-------- Listing --------
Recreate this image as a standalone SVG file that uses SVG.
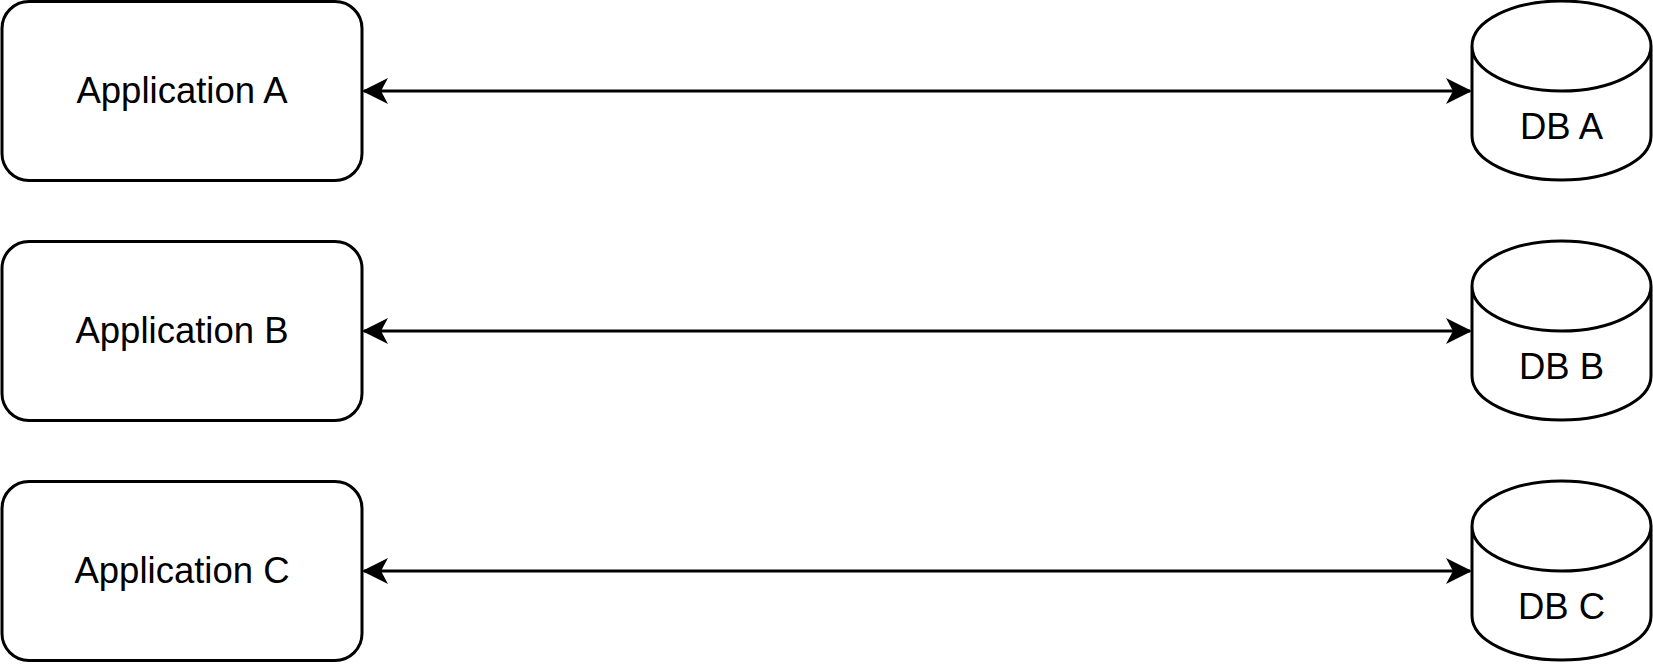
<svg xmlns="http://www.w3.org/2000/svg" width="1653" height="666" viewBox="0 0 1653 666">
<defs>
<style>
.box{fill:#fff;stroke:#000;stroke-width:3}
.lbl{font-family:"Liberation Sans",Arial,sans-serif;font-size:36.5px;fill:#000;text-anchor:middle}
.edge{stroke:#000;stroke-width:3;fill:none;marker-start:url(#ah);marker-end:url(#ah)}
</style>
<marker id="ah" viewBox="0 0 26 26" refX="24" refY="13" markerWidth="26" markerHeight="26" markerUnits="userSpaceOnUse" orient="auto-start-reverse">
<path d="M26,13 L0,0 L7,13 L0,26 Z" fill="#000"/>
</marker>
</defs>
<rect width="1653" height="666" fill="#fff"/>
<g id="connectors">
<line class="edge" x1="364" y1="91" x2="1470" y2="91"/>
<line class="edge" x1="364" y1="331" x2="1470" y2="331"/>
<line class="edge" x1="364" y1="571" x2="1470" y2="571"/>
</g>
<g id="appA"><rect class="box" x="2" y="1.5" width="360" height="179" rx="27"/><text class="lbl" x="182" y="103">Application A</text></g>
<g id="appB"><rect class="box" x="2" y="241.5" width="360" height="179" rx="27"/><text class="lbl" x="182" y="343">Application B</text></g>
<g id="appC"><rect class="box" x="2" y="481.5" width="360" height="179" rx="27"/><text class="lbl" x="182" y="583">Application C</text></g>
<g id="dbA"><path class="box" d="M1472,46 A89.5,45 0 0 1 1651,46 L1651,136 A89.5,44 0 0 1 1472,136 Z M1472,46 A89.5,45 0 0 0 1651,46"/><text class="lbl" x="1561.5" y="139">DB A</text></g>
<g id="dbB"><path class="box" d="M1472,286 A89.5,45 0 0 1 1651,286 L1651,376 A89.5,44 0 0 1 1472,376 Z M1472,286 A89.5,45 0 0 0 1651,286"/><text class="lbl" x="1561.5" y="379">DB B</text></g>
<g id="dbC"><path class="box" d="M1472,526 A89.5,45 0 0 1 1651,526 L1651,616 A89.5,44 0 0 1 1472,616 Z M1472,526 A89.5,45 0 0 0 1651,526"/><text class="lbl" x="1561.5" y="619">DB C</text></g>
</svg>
--------
-------- Listing --------
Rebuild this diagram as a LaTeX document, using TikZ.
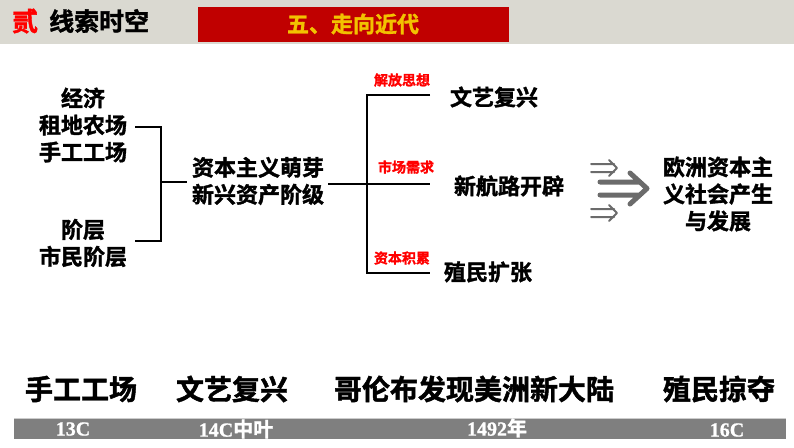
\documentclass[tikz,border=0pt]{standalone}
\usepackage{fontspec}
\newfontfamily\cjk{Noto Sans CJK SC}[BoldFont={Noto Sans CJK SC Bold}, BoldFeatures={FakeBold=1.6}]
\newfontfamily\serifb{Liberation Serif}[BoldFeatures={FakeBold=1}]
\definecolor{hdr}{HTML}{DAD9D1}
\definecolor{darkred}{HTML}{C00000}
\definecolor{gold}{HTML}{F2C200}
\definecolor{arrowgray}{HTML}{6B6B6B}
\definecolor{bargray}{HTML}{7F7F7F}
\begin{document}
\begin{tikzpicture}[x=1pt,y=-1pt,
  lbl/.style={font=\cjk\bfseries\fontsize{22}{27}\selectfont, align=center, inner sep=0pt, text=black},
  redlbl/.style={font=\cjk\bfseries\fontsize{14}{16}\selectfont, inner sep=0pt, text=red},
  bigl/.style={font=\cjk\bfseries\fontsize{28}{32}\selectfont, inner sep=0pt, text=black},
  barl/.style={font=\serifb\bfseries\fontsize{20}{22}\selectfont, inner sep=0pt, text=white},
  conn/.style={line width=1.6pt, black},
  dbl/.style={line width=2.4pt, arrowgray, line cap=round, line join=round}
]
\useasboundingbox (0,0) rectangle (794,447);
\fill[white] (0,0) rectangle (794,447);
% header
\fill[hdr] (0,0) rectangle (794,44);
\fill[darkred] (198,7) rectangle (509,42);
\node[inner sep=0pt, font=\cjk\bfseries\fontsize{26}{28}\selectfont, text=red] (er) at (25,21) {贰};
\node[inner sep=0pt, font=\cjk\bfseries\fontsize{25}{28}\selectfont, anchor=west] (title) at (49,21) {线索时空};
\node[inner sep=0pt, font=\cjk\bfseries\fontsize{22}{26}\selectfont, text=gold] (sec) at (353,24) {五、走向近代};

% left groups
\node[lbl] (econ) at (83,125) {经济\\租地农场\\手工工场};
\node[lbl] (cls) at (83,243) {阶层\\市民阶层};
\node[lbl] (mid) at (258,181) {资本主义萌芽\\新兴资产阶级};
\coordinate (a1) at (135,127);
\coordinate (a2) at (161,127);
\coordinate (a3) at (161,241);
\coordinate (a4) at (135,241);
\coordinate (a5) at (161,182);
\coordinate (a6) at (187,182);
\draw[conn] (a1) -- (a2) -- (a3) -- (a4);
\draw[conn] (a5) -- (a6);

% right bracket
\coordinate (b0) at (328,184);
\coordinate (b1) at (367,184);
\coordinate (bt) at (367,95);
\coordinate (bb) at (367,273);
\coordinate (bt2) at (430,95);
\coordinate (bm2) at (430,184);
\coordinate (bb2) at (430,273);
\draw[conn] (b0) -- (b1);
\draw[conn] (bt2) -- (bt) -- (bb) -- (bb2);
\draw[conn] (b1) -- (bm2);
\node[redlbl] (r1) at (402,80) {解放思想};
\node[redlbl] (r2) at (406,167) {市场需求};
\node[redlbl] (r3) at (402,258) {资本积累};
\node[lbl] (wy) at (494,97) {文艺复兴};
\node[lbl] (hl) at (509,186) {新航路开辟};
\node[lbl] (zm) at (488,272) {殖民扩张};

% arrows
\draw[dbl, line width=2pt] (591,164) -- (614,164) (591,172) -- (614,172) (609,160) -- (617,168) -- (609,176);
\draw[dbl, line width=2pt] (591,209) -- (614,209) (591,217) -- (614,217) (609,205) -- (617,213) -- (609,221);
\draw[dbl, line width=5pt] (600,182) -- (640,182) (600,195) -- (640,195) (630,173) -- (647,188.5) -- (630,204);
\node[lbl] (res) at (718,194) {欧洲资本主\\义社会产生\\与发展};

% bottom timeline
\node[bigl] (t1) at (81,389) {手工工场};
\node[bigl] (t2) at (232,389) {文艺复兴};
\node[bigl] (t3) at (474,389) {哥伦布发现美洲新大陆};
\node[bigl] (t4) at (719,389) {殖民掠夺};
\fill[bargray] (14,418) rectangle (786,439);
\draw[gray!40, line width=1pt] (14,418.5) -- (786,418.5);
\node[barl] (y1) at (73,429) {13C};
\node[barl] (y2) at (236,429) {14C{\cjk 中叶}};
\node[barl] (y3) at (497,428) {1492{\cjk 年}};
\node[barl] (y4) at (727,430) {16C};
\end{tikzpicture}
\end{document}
--------
(Task):
Using the material above, report each line where "this" occurs.

(Result below):
Recreate this image as a standalone SVG file that uses SVG.
Rebuild this diagram as a LaTeX document, using TikZ.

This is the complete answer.